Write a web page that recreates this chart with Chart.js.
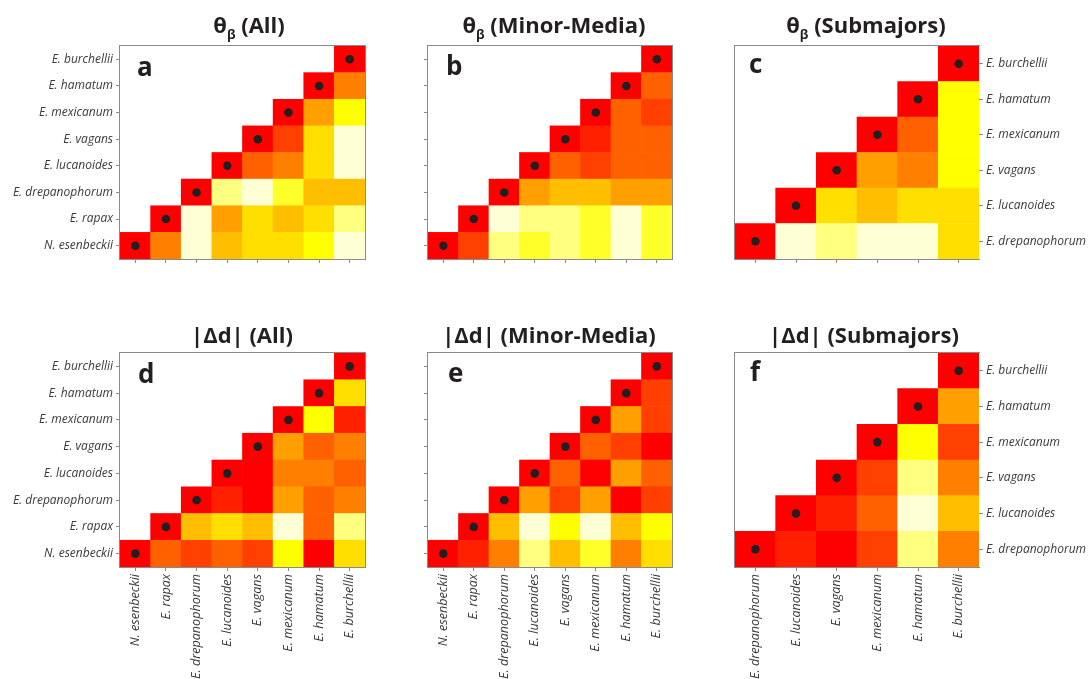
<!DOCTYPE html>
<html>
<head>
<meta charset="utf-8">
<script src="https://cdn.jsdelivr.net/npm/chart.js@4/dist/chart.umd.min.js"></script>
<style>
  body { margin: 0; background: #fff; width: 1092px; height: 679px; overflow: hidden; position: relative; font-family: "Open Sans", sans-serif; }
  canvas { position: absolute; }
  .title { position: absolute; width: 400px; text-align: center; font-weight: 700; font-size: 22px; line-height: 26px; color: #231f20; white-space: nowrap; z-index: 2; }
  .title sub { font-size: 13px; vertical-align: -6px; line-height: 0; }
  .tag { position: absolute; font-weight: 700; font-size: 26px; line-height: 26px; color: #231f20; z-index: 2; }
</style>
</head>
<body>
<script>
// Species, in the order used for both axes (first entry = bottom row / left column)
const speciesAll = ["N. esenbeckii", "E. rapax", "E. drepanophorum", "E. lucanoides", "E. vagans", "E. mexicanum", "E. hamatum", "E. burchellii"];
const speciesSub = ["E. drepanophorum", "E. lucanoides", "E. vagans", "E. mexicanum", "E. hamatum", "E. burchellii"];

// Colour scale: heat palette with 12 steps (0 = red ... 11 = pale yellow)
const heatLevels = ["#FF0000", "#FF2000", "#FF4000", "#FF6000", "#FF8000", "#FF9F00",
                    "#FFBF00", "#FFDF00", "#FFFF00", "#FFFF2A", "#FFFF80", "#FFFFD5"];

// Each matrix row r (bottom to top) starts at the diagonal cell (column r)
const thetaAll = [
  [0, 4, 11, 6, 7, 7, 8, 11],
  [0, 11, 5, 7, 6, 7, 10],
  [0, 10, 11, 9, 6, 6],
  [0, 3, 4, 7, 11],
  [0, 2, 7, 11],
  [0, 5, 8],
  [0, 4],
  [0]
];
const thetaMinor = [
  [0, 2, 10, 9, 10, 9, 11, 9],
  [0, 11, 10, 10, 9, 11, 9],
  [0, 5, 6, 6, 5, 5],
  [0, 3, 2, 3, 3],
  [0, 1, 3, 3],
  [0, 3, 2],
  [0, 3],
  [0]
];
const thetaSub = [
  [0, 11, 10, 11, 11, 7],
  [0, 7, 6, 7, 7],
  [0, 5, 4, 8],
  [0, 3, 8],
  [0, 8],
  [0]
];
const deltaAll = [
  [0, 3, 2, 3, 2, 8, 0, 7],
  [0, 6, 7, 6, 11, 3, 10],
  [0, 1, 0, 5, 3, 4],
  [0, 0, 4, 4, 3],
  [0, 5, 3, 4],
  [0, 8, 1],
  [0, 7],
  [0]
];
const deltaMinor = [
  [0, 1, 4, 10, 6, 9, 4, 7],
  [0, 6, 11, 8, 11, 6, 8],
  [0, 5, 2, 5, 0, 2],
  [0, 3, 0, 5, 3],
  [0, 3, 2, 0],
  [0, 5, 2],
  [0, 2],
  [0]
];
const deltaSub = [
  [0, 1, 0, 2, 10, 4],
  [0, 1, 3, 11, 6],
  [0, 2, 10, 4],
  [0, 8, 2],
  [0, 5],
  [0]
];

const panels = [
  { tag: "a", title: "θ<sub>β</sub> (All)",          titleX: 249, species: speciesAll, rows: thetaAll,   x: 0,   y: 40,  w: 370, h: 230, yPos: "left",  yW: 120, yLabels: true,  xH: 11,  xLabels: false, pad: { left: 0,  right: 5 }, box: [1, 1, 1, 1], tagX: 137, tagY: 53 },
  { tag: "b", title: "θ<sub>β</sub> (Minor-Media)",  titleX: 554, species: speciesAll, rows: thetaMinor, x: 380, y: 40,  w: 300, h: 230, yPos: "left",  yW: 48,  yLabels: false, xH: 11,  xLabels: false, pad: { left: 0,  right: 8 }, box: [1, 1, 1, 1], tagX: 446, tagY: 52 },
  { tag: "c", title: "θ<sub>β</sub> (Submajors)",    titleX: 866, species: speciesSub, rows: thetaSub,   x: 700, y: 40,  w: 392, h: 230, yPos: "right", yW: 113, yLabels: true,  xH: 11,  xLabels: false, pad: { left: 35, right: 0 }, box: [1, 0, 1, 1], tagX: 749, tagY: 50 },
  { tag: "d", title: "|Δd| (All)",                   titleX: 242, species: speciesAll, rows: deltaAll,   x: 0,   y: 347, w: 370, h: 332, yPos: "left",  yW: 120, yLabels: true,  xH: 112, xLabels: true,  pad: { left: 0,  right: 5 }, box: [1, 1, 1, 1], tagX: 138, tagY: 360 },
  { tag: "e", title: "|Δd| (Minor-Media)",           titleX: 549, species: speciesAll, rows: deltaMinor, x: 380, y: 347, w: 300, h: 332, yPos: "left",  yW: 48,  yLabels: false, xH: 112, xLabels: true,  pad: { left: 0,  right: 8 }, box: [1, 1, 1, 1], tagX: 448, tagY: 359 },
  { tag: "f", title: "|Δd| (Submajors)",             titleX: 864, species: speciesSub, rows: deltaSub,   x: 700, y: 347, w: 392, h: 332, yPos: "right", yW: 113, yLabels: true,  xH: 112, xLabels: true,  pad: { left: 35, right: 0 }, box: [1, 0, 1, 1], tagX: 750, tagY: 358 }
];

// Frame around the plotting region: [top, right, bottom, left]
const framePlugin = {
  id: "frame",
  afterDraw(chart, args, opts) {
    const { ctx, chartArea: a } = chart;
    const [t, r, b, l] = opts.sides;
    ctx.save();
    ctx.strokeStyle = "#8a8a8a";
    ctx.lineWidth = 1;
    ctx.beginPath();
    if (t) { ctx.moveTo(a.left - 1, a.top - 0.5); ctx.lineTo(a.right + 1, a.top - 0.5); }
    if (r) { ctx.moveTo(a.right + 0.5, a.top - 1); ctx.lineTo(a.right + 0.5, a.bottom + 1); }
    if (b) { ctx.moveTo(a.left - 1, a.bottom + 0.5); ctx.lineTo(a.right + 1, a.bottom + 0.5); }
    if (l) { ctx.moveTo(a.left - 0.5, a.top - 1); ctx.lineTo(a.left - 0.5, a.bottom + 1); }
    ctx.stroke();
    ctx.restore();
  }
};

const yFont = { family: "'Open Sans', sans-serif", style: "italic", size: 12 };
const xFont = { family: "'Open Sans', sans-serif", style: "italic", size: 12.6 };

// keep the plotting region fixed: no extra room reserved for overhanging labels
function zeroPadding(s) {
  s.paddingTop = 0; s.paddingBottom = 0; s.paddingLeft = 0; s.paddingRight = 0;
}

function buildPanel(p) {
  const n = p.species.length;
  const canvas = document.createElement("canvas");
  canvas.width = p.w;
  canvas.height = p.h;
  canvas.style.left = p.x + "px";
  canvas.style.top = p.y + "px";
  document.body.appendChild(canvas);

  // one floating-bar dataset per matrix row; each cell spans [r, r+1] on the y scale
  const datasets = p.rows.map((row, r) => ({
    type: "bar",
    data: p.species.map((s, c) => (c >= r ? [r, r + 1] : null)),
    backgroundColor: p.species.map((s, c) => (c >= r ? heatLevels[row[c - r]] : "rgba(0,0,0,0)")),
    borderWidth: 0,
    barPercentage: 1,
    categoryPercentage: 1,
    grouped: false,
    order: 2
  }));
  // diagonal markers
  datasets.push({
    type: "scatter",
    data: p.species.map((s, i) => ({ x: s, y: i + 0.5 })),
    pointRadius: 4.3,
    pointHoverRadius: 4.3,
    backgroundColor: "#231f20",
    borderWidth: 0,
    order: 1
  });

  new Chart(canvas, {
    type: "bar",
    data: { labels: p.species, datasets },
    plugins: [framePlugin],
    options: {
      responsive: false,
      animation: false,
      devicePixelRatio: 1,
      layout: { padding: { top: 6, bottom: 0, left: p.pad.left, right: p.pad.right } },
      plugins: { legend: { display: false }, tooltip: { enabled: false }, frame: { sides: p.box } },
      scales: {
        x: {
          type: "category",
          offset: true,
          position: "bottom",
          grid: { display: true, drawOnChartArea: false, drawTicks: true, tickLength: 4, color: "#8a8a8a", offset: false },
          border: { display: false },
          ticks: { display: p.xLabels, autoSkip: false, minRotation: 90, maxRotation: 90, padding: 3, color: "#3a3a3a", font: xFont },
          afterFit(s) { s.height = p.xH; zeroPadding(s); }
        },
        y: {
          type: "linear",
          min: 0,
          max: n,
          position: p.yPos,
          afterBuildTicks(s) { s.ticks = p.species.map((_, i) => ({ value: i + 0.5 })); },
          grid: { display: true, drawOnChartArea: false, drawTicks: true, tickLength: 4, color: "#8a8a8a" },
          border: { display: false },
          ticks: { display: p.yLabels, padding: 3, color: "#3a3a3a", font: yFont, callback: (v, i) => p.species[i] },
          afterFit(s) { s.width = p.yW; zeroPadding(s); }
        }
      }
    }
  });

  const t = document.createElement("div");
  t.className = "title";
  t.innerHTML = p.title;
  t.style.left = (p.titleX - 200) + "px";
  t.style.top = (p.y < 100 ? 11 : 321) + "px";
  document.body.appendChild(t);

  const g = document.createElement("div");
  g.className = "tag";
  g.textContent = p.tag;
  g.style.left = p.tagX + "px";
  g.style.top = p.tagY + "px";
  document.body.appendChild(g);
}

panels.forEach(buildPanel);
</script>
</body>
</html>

--

▶ **TASK GOAL**
Copy out each line of the data containing the string "with".

▶ **SOLUTION FOR THIS TASK**
Write a web page that recreates this chart with Chart.js.
// Colour scale: heat palette with 12 steps (0 = red ... 11 = pale yellow)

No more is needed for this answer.